Vicente Verdú
He pasado una semana en Bangkok y no había prácticamente ancianos. No se les veía por ningún lado, mejor dicho. A diferencia de lo que todavía puede observarse en las grandes ciudades españolas, los mayores en Bangkok y otras urbes por el estilo, desde Kuala Lampur a Abdis Abeba, no tienen a dónde ir. No es fácil que puedan pasear en zonas donde los coches han acaparado el espacio y se ha dispuesto de vías elevadas sobre las ya desprovistas de aceras, árboles o algún resguardo exterior donde puedan conversar.
La patética consecuencia de muchos desarrollos tan explosivos en el sudeste asiático se manifiesta en la desbordante aglomeración de las capitales que, como si hubieran sido sacudidas por un monstruoso fenómeno, han estallado hacia una periferia maldita y han concentrado en su corazón, envenenado de rascacielos, el modelo más inhóspito para asentarse en él.

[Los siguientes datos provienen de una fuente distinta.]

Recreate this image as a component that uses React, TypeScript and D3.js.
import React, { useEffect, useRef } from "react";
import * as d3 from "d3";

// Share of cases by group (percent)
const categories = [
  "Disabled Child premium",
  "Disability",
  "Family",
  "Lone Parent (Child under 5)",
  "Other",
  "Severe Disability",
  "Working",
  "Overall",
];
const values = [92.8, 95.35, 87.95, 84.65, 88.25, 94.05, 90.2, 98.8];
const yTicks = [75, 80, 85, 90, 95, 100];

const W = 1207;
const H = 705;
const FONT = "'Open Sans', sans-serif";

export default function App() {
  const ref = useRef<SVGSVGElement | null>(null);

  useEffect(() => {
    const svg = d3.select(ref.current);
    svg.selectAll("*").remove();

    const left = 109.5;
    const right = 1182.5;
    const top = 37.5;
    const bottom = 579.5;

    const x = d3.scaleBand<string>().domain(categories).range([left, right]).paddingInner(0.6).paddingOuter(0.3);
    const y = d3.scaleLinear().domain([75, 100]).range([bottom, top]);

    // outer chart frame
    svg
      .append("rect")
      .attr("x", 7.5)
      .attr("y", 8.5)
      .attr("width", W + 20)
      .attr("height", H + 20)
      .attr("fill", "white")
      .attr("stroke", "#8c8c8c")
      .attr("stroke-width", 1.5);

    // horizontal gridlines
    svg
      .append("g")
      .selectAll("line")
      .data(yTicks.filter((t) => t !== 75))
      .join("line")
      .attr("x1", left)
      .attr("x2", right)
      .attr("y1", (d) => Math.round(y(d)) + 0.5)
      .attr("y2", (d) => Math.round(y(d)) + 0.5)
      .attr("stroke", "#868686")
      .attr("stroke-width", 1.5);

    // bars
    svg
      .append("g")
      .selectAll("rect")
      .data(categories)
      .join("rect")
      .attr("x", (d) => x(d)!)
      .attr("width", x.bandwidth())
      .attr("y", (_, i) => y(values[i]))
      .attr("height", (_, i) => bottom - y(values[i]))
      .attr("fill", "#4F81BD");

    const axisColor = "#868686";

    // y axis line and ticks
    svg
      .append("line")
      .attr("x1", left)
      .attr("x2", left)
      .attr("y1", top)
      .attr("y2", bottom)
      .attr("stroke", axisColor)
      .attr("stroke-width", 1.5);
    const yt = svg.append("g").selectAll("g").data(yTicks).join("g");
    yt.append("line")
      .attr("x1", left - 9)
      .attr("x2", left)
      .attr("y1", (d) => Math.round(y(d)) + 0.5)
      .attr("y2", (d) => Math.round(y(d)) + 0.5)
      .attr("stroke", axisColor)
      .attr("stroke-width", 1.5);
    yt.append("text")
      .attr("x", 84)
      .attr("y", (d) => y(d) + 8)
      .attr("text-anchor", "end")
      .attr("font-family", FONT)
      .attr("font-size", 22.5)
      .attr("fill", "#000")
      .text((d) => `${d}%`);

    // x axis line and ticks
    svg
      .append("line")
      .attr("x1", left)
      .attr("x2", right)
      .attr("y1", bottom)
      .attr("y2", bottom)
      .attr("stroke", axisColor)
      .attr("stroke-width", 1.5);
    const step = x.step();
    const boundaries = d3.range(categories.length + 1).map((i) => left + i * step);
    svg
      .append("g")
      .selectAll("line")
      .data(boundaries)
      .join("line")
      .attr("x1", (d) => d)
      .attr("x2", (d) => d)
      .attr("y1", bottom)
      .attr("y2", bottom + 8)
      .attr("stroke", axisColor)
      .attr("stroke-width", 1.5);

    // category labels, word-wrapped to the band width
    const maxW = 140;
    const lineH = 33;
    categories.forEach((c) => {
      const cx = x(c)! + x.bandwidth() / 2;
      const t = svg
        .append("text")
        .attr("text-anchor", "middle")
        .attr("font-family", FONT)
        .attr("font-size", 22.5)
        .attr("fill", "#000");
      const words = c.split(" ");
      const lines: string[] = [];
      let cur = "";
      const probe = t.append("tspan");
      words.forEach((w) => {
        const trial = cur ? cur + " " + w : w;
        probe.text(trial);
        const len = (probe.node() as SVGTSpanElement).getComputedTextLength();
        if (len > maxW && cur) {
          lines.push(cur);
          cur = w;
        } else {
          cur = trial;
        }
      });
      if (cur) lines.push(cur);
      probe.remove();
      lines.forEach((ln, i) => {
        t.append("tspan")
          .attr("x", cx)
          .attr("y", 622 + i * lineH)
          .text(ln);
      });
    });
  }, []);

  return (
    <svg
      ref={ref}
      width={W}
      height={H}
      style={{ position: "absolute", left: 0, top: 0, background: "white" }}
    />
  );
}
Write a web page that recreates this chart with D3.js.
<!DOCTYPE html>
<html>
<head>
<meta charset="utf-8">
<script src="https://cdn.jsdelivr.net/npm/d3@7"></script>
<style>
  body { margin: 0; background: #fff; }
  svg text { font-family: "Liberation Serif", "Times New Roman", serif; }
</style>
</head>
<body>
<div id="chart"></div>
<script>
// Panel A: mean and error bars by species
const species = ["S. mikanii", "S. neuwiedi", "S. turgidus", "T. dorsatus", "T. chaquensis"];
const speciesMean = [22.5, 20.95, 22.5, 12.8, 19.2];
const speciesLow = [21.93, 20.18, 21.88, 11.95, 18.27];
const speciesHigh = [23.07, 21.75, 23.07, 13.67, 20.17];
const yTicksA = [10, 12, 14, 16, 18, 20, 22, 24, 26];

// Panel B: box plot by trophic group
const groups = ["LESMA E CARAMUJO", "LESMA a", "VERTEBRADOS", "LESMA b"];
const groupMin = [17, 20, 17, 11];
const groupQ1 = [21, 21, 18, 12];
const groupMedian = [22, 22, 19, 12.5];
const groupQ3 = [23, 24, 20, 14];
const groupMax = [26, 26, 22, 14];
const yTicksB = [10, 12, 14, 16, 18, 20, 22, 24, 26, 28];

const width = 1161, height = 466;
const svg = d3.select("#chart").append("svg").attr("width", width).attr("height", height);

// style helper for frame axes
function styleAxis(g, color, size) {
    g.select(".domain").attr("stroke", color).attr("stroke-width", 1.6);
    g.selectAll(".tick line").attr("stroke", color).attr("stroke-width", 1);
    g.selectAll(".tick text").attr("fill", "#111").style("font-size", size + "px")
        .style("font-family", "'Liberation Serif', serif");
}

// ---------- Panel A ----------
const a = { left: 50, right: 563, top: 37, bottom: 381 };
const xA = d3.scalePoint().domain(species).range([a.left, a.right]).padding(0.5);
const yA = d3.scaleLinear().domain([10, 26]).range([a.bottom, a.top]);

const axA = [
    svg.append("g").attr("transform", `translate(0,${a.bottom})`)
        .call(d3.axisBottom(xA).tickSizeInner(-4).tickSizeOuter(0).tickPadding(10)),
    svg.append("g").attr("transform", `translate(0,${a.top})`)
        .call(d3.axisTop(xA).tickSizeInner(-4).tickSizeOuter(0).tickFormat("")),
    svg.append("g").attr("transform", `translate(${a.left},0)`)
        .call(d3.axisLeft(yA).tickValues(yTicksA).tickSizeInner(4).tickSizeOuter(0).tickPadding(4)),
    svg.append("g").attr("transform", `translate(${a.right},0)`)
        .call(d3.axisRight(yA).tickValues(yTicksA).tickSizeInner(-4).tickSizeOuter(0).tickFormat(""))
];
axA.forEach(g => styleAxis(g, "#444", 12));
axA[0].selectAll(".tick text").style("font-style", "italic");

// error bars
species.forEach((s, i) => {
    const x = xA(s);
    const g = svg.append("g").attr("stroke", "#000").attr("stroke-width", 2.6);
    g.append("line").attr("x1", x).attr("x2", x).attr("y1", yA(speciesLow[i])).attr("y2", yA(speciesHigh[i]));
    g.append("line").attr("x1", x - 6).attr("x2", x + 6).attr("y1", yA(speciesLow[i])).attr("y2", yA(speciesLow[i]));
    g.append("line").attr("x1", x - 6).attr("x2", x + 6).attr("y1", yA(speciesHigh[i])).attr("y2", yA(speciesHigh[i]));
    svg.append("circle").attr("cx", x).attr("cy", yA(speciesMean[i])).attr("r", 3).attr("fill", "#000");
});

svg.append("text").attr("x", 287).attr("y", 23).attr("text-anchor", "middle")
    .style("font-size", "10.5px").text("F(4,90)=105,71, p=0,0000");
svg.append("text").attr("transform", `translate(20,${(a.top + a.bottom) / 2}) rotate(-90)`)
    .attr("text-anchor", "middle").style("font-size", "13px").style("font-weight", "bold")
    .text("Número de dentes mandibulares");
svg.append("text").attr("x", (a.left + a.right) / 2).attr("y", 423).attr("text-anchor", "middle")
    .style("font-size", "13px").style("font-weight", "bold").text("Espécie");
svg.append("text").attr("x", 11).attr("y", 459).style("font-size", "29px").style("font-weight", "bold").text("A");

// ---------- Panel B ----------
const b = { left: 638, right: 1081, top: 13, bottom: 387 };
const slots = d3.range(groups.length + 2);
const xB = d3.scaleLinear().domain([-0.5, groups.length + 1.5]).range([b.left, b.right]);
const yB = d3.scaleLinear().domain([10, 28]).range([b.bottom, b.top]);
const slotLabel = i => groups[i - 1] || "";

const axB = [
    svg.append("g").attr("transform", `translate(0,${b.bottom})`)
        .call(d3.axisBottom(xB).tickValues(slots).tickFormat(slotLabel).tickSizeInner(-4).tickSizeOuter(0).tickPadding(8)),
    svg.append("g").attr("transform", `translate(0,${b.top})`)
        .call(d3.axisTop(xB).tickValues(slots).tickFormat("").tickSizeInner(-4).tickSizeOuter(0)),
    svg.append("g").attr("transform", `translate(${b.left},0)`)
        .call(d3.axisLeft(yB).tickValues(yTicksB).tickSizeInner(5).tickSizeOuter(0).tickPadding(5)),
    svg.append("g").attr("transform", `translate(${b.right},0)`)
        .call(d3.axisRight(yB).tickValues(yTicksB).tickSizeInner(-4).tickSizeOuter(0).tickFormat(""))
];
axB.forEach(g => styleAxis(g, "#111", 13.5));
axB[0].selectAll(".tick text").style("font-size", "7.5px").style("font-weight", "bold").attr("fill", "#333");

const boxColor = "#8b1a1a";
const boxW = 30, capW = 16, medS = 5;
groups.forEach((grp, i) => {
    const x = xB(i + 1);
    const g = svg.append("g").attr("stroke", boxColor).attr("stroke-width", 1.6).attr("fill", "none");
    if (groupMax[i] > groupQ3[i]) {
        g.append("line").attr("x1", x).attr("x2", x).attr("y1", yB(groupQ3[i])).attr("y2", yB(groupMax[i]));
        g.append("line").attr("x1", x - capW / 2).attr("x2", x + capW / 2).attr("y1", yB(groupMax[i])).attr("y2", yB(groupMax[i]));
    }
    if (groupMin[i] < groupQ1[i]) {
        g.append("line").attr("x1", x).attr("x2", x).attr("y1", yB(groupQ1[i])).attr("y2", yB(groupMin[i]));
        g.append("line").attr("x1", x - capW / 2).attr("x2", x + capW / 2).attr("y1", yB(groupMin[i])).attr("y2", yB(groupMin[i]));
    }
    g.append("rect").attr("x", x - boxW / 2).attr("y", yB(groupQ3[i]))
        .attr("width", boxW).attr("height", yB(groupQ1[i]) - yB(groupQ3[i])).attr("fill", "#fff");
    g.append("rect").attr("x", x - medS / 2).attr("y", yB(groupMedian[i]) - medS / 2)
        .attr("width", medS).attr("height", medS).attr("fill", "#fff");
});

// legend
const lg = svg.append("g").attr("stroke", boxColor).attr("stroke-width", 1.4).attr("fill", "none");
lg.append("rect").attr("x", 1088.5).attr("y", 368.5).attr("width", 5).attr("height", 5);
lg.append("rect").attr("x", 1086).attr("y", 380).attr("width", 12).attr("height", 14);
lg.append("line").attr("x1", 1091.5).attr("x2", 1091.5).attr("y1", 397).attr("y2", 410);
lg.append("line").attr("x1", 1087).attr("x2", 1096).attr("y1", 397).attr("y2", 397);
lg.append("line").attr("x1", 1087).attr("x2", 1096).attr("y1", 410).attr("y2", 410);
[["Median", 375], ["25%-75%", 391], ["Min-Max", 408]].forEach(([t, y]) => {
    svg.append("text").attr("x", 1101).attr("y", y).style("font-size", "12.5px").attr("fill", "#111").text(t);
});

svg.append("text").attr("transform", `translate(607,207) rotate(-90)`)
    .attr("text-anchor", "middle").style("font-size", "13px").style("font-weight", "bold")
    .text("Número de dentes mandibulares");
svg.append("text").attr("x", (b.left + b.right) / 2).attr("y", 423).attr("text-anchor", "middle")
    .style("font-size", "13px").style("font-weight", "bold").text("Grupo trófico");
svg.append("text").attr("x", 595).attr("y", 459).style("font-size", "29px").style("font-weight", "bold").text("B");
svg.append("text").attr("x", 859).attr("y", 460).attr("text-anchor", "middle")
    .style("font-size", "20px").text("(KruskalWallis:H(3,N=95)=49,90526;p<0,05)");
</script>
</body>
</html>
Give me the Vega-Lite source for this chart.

En España, efectivamente, se acentúa el panorama de gentes que cruzan las ciudades cargadas de años y como pertenecientes a una especie en expansión que se ha llamado “la tercera edad”. Esta edad provecta fue el tronco de la sabiduría y la autoridad tópicamente oriental pero, como se constata en Bangkok, en Shangai o en Singapur, su presencia ha sido espantada por los gases más contaminantes.
No ha hecho falta ninguna depuración ni selección genocida, la propia dirección del desarrollo económico se ha encargado de ahuyentar precipitadamente a los mayores. Sin parques, sin aceras, sin apenas lugares de reunión, la vida que ha podido crecer en tiempo ha menguado drásticamente en espacio. Los viejos permanecerán estabulados, tal como ha ocurrido antes en numerosas localidades norteamericanas.
El espectáculo mediterráneo de las plazas públicas, todavía en pleno tecnicolor, donde al atardecer de los otoños o las primaveras se juntan adultos y niños, ancianos y bebés, en una fiesta de la vida entera, podría declararse Patrimonio de la Humanidad.
Como los cuerpos mismos en los que cualquier amputación afecta al organismo entero, la extirpación de los mayores o los niños del ambiente ciudadano, decide la salud de las metrópolis. Ciudades que dan vida y otras que incitan a matar o darse muerte mientras los hoteles de máximo lujo acogen a los altos ejecutivos en sus suites de 2.500 dólares por noche. Ejecutivos medio muertos, a su vez, en nombre de la empresa y del exhaustivo trabajo por objetivos (de autoaniquilación).